To “avoid similar pitfalls”, it calls for the OECD to recommend that “the Scottish government undertakes and facilitates rational, coherent and progressive strategies for the implementation of educational change”.

Creating consensus

But former education director Bruce Robertson, a member of the team charged with coordinating the government’s submission to the OECD review team, insisted that Scotland had “a good story to tell”.

“It is important to remember that we do not implement curricular change in Scotland through legislation, but through consensus,” he said. “Teachers and schools have put their shoulder to the wheel and there is some brilliant work going on. The Scottish government invited the OECD in so we could gain from their international expertise, find out how well they think we are doing and benefit from any recommendations they have for the future.”

The four-strong team of reviewers will be headed by David Istance, who leads the OECD’s work on innovative learning environments. He will be joined by Andy Hargreaves from Boston College in the US, Helen Timperley from the University of Auckland in New Zealand and Maria Huerta, an analyst on the organisation’s education and social progress team.

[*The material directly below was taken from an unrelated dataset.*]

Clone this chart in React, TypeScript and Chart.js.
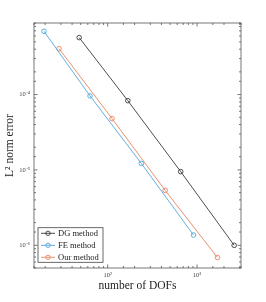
import React, { useEffect, useRef } from "react";
import { Chart, registerables } from "chart.js";

Chart.register(...registerables);

const seriesNames = ["DG method", "FE method", "Our method"];
const seriesColors = ["#3a3a3a", "#4fa7de", "#e8845f"];

const dofsDG = [48, 168, 656, 2600];
const errDG = [5.7e-4, 8.3e-5, 9.5e-6, 1.0e-6];
const dofsFE = [19.4, 63.5, 238, 912];
const errFE = [6.9e-4, 9.6e-5, 1.22e-5, 1.37e-6];
const dofsOur = [28.6, 112, 440, 1690];
const errOur = [4.06e-4, 4.8e-5, 5.35e-6, 6.9e-7];

const xTickLabels: Record<string, string> = { "100": "10²", "1000": "10³" };
const yTickLabels: Record<string, string> = { "0.0001": "10⁻⁴", "0.00001": "10⁻⁵", "0.000001": "10⁻⁶" };

const FONT = "'Liberation Serif', 'Times New Roman', serif";

function isPow10(v: number) {
  const l = Math.log10(v);
  return Math.abs(l - Math.round(l)) < 1e-9;
}
function powLabel(v: number, map: Record<string, string>) {
  if (!isPow10(v)) return "";
  const e = Math.round(Math.log10(v));
  for (const k of Object.keys(map)) {
    if (Math.abs(Math.log10(parseFloat(k)) - e) < 1e-9) return map[k];
  }
  return "";
}

const framePlugin = {
  id: "framePlugin",
  afterDraw(chart: any) {
    const ctx = chart.ctx;
    const a = chart.chartArea;
    ctx.save();
    ctx.strokeStyle = "#555";
    ctx.lineWidth = 0.8;
    ctx.strokeRect(a.left, a.top, a.right - a.left, a.bottom - a.top);
    const xs = chart.scales.x;
    const ys = chart.scales.y;
    ctx.beginPath();
    for (const t of xs.ticks) {
      const px = xs.getPixelForValue(t.value);
      if (px < a.left - 0.5 || px > a.right + 0.5) continue;
      const len = isPow10(t.value) ? 3.5 : 2;
      ctx.moveTo(px, a.bottom);
      ctx.lineTo(px, a.bottom - len);
      ctx.moveTo(px, a.top);
      ctx.lineTo(px, a.top + len);
    }
    for (const t of ys.ticks) {
      const py = ys.getPixelForValue(t.value);
      if (py < a.top - 0.5 || py > a.bottom + 0.5) continue;
      const len = isPow10(t.value) ? 3.5 : 2;
      ctx.moveTo(a.left, py);
      ctx.lineTo(a.left + len, py);
      ctx.moveTo(a.right, py);
      ctx.lineTo(a.right - len, py);
    }
    ctx.stroke();

    const bx = a.left + 4;
    const by = a.bottom - 40.3;
    const bw = 65;
    const bh = 34.6;
    ctx.fillStyle = "#fff";
    ctx.fillRect(bx, by, bw, bh);
    ctx.strokeStyle = "#444";
    ctx.lineWidth = 0.8;
    ctx.strokeRect(bx, by, bw, bh);
    ctx.font = `8.5px ${FONT}`;
    ctx.textBaseline = "middle";
    ctx.textAlign = "left";
    seriesNames.forEach((name, i) => {
      const ry = by + 5.6 + i * 12;
      ctx.strokeStyle = seriesColors[i];
      ctx.lineWidth = 0.9;
      ctx.beginPath();
      ctx.moveTo(bx + 3, ry);
      ctx.lineTo(bx + 17, ry);
      ctx.stroke();
      ctx.beginPath();
      ctx.arc(bx + 10, ry, 2.2, 0, Math.PI * 2);
      ctx.stroke();
      ctx.fillStyle = "#222";
      ctx.fillText(name, bx + 20, ry + 0.5);
    });
    ctx.restore();
  },
};

export default function App() {
  const ref = useRef<HTMLCanvasElement | null>(null);
  useEffect(() => {
    if (!ref.current) return;
    const mk = (xs: number[], ys: number[]) => xs.map((x, i) => ({ x, y: ys[i] }));
    const datas = [mk(dofsDG, errDG), mk(dofsFE, errFE), mk(dofsOur, errOur)];
    const chart = new Chart(ref.current, {
      type: "line",
      data: {
        datasets: datas.map((d, i) => ({
          label: seriesNames[i],
          data: d,
          borderColor: seriesColors[i],
          backgroundColor: "rgba(0,0,0,0)",
          borderWidth: 0.9,
          pointRadius: 2.3,
          pointBorderWidth: 0.9,
          pointBackgroundColor: "rgba(0,0,0,0)",
          pointBorderColor: seriesColors[i],
          tension: 0,
        })),
      },
      options: {
        responsive: false,
        animation: false,
        devicePixelRatio: 1,
        layout: { padding: { left: 0, right: 25, top: 23, bottom: 0 } },
        plugins: { legend: { display: false }, tooltip: { enabled: false } },
        scales: {
          x: {
            type: "logarithmic",
            min: 15,
            max: 3100,
            grid: { display: false, drawTicks: false },
            border: { display: false },
            ticks: {
              autoSkip: false,
              maxRotation: 0,
              padding: 3,
              color: "#444",
              font: { family: FONT, size: 6.5 },
              callback: (v: any) => powLabel(Number(v), xTickLabels),
            },
            title: {
              display: true,
              text: "number of DOFs",
              color: "#222",
              font: { family: FONT, size: 11.5 },
              padding: { top: 0, bottom: 9 },
            },
            afterFit: (s: any) => {
              s.height = 34;
            },
          },
          y: {
            type: "logarithmic",
            min: 5e-7,
            max: 8.9e-4,
            grid: { display: false, drawTicks: false },
            border: { display: false },
            ticks: {
              autoSkip: false,
              padding: 4,
              color: "#444",
              font: { family: FONT, size: 6.5 },
              callback: (v: any) => powLabel(Number(v), yTickLabels),
            },
            title: {
              display: true,
              text: "L² norm error",
              color: "#222",
              font: { family: FONT, size: 11.5 },
              padding: { top: 3, bottom: 0 },
            },
            afterFit: (s: any) => {
              s.width = 34;
            },
          },
        },
      },
      plugins: [framePlugin],
    });
    return () => chart.destroy();
  }, []);
  return (
    <div style={{ position: "fixed", left: 0, top: 0, width: 266, height: 302, background: "#fff" }}>
      <canvas ref={ref} width={266} height={302} style={{ width: 266, height: 302, display: "block" }} />
    </div>
  );
}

Mr Istance told TESS: “What the review will do will be to give us as clear a picture as possible of the way in which Curriculum for Excellence is working, how it has been designed and is being implemented. We will also look at the development in light of practice in other countries.

“One advantage of the review is that it is international. On the basis of that, we will come to a variety of different ideas about how it is working and what might be done in the future.”

Speaking at the University of Glasgow earlier this month, education secretary Angela Constance said the review would provide “valuable, independent evidence on how well Curriculum for Excellence is performing”.

She added: “It will draw on the experience of other countries - including those who have undergone major curricular reform. We can only benefit from such expertise.”

In a paper published on its website, the RSE said: ”[We] welcomed the invitation from the Scottish government to participate in the review of the Curriculum for Excellence being commissioned from OECD. We have been actively seeking to define our contribution.

“Unfortunately, none of the standard options available to the Scottish government to create a formal arrangement, which would define respective roles and obligations, appears compatible with our status as an independent charity and national academy. The RSE is therefore not able to participate at the level originally intended.”

Performance review

The Organisation for Economic Cooperation and Development review was announced by former education secretary Michael Russell at the Scottish Learning Festival two years ago.

It was proposed in response to growing calls for an independent evaluation of the reform from Scottish academics, including Sally Brown, convener of the Royal Society of Edinburgh’s education committee, and the late David Raffe, professor of sociology of education at the University of Edinburgh.

The final version of the report is expected to be published in December this year.